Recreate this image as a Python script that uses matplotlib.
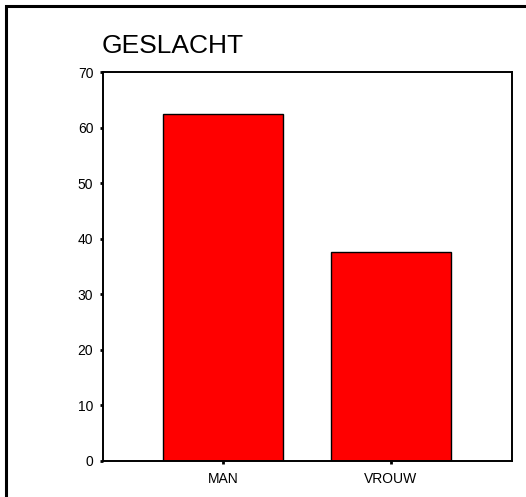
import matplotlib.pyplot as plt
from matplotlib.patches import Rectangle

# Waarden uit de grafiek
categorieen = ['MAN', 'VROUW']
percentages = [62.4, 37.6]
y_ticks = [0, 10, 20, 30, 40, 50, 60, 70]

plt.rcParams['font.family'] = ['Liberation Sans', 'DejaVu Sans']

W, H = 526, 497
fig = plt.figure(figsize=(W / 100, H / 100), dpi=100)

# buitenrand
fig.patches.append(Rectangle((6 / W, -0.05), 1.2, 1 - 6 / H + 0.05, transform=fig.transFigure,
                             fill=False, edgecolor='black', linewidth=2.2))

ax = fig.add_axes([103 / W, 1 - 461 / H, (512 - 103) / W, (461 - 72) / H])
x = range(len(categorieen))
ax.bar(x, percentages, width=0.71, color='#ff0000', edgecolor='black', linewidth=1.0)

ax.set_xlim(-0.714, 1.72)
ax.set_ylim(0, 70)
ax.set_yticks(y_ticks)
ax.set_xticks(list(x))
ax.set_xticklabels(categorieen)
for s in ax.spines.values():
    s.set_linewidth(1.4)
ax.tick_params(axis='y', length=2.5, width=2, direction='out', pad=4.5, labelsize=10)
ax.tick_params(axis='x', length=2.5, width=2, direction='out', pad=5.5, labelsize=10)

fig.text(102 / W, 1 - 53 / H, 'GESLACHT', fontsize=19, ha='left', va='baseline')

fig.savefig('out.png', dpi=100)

* _The request_
Exactly as they appear, print the lines of the listing above from its first line through the line that contains "y_ticks = [0, 10, 20, 30, 40, 50, 60, 70]", minus the pictures.

* _Final answer_
Recreate this image as a Python script that uses matplotlib.
import matplotlib.pyplot as plt
from matplotlib.patches import Rectangle

# Waarden uit de grafiek
categorieen = ['MAN', 'VROUW']
percentages = [62.4, 37.6]
y_ticks = [0, 10, 20, 30, 40, 50, 60, 70]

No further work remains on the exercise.